- [Task to carry out]: Write out the listing below in full and exactly, leaving out every picture.

- [Information supplied]:
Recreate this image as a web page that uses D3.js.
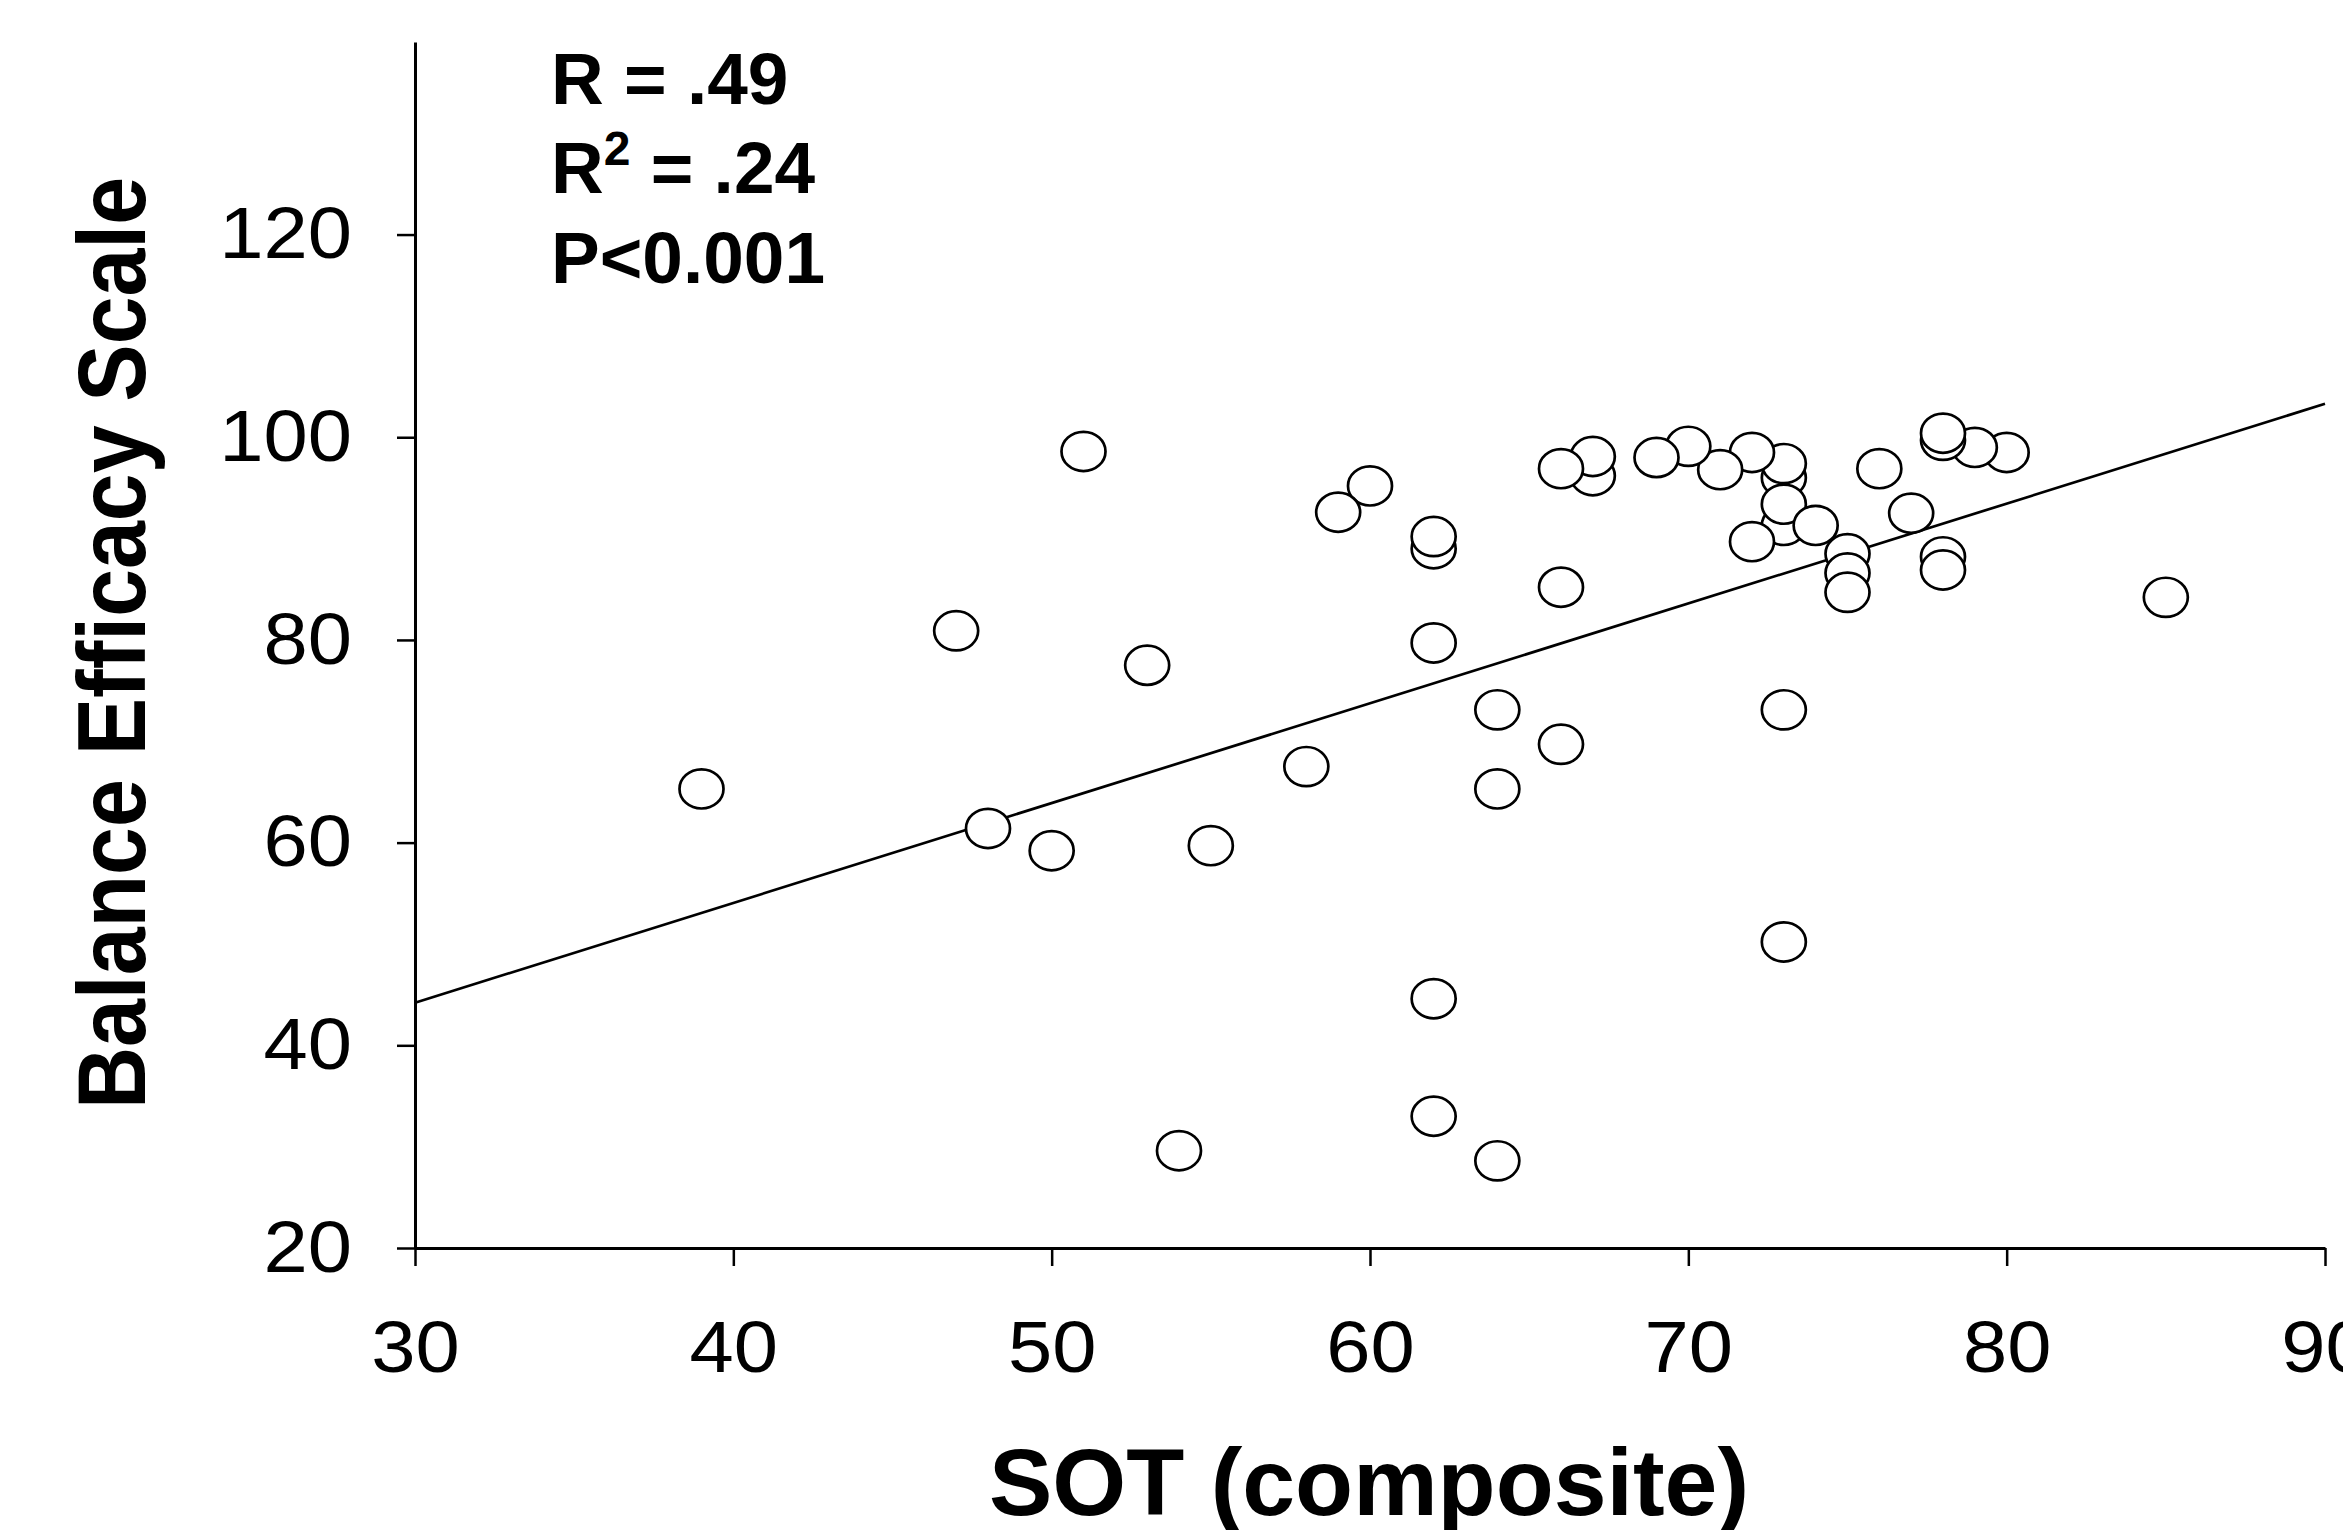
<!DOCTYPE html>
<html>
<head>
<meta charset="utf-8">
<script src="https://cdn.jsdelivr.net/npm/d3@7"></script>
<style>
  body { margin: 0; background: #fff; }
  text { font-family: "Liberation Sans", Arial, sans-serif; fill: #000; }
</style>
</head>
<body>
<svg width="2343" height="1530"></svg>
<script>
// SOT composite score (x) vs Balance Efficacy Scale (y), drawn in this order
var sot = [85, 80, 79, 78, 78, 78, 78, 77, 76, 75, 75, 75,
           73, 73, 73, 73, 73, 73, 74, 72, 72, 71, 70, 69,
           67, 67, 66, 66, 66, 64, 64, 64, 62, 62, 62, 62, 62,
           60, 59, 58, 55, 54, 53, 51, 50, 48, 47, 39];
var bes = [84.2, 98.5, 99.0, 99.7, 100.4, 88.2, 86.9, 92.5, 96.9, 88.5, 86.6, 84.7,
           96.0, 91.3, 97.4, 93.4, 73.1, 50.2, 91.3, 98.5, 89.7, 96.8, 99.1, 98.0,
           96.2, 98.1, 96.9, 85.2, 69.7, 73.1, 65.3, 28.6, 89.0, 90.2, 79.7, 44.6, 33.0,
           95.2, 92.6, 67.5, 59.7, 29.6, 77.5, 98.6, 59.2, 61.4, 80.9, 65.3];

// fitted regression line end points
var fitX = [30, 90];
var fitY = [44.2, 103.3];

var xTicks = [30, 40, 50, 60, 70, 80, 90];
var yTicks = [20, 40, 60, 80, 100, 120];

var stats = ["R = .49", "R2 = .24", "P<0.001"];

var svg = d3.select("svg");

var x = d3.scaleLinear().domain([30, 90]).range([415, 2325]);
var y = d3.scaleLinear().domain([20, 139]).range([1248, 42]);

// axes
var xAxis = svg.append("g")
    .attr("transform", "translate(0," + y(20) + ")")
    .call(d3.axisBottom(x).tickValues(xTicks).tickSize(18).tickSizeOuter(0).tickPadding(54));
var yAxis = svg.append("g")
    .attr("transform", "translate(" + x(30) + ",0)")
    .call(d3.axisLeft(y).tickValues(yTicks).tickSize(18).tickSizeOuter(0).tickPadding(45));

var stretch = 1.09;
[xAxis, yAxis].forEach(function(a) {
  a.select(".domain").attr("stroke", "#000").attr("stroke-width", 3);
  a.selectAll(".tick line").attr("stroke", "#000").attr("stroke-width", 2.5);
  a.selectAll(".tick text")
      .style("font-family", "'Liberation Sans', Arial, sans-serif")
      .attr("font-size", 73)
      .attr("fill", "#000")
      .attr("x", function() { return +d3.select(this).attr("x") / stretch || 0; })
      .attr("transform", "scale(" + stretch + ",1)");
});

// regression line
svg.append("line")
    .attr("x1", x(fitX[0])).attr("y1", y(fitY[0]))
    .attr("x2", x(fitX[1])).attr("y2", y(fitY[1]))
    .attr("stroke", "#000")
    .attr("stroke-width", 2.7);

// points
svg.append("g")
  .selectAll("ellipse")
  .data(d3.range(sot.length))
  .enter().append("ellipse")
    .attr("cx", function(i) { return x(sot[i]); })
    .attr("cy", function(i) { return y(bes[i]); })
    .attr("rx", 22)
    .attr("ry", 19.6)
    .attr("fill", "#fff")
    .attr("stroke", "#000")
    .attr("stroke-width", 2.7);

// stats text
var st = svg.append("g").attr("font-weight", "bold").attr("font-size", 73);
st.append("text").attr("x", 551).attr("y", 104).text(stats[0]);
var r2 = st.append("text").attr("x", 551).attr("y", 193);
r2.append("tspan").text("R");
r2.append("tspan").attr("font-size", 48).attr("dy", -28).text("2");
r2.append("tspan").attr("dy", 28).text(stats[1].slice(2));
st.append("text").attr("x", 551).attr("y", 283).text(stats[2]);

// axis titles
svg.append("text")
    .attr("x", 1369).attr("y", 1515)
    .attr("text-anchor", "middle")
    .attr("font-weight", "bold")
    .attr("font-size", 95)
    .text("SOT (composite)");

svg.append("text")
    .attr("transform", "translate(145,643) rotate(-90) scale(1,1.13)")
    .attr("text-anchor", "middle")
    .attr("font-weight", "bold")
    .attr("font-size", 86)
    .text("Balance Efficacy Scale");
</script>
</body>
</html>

- [Solution for this problem]:
Recreate this image as a web page that uses D3.js.
<!DOCTYPE html>
<html>
<head>
<meta charset="utf-8">
<script src="https://cdn.jsdelivr.net/npm/d3@7"></script>
<style>
  body { margin: 0; background: #fff; }
  text { font-family: "Liberation Sans", Arial, sans-serif; fill: #000; }
</style>
</head>
<body>
<svg width="2343" height="1530"></svg>
<script>
// SOT composite score (x) vs Balance Efficacy Scale (y), drawn in this order
var sot = [85, 80, 79, 78, 78, 78, 78, 77, 76, 75, 75, 75,
           73, 73, 73, 73, 73, 73, 74, 72, 72, 71, 70, 69,
           67, 67, 66, 66, 66, 64, 64, 64, 62, 62, 62, 62, 62,
           60, 59, 58, 55, 54, 53, 51, 50, 48, 47, 39];
var bes = [84.2, 98.5, 99.0, 99.7, 100.4, 88.2, 86.9, 92.5, 96.9, 88.5, 86.6, 84.7,
           96.0, 91.3, 97.4, 93.4, 73.1, 50.2, 91.3, 98.5, 89.7, 96.8, 99.1, 98.0,
           96.2, 98.1, 96.9, 85.2, 69.7, 73.1, 65.3, 28.6, 89.0, 90.2, 79.7, 44.6, 33.0,
           95.2, 92.6, 67.5, 59.7, 29.6, 77.5, 98.6, 59.2, 61.4, 80.9, 65.3];

// fitted regression line end points
var fitX = [30, 90];
var fitY = [44.2, 103.3];

var xTicks = [30, 40, 50, 60, 70, 80, 90];
var yTicks = [20, 40, 60, 80, 100, 120];

var stats = ["R = .49", "R2 = .24", "P<0.001"];

var svg = d3.select("svg");

var x = d3.scaleLinear().domain([30, 90]).range([415, 2325]);
var y = d3.scaleLinear().domain([20, 139]).range([1248, 42]);

// axes
var xAxis = svg.append("g")
    .attr("transform", "translate(0," + y(20) + ")")
    .call(d3.axisBottom(x).tickValues(xTicks).tickSize(18).tickSizeOuter(0).tickPadding(54));
var yAxis = svg.append("g")
    .attr("transform", "translate(" + x(30) + ",0)")
    .call(d3.axisLeft(y).tickValues(yTicks).tickSize(18).tickSizeOuter(0).tickPadding(45));

var stretch = 1.09;
[xAxis, yAxis].forEach(function(a) {
  a.select(".domain").attr("stroke", "#000").attr("stroke-width", 3);
  a.selectAll(".tick line").attr("stroke", "#000").attr("stroke-width", 2.5);
  a.selectAll(".tick text")
      .style("font-family", "'Liberation Sans', Arial, sans-serif")
      .attr("font-size", 73)
      .attr("fill", "#000")
      .attr("x", function() { return +d3.select(this).attr("x") / stretch || 0; })
      .attr("transform", "scale(" + stretch + ",1)");
});

// regression line
svg.append("line")
    .attr("x1", x(fitX[0])).attr("y1", y(fitY[0]))
    .attr("x2", x(fitX[1])).attr("y2", y(fitY[1]))
    .attr("stroke", "#000")
    .attr("stroke-width", 2.7);

// points
svg.append("g")
  .selectAll("ellipse")
  .data(d3.range(sot.length))
  .enter().append("ellipse")
    .attr("cx", function(i) { return x(sot[i]); })
    .attr("cy", function(i) { return y(bes[i]); })
    .attr("rx", 22)
    .attr("ry", 19.6)
    .attr("fill", "#fff")
    .attr("stroke", "#000")
    .attr("stroke-width", 2.7);

// stats text
var st = svg.append("g").attr("font-weight", "bold").attr("font-size", 73);
st.append("text").attr("x", 551).attr("y", 104).text(stats[0]);
var r2 = st.append("text").attr("x", 551).attr("y", 193);
r2.append("tspan").text("R");
r2.append("tspan").attr("font-size", 48).attr("dy", -28).text("2");
r2.append("tspan").attr("dy", 28).text(stats[1].slice(2));
st.append("text").attr("x", 551).attr("y", 283).text(stats[2]);

// axis titles
svg.append("text")
    .attr("x", 1369).attr("y", 1515)
    .attr("text-anchor", "middle")
    .attr("font-weight", "bold")
    .attr("font-size", 95)
    .text("SOT (composite)");

svg.append("text")
    .attr("transform", "translate(145,643) rotate(-90) scale(1,1.13)")
    .attr("text-anchor", "middle")
    .attr("font-weight", "bold")
    .attr("font-size", 86)
    .text("Balance Efficacy Scale");
</script>
</body>
</html>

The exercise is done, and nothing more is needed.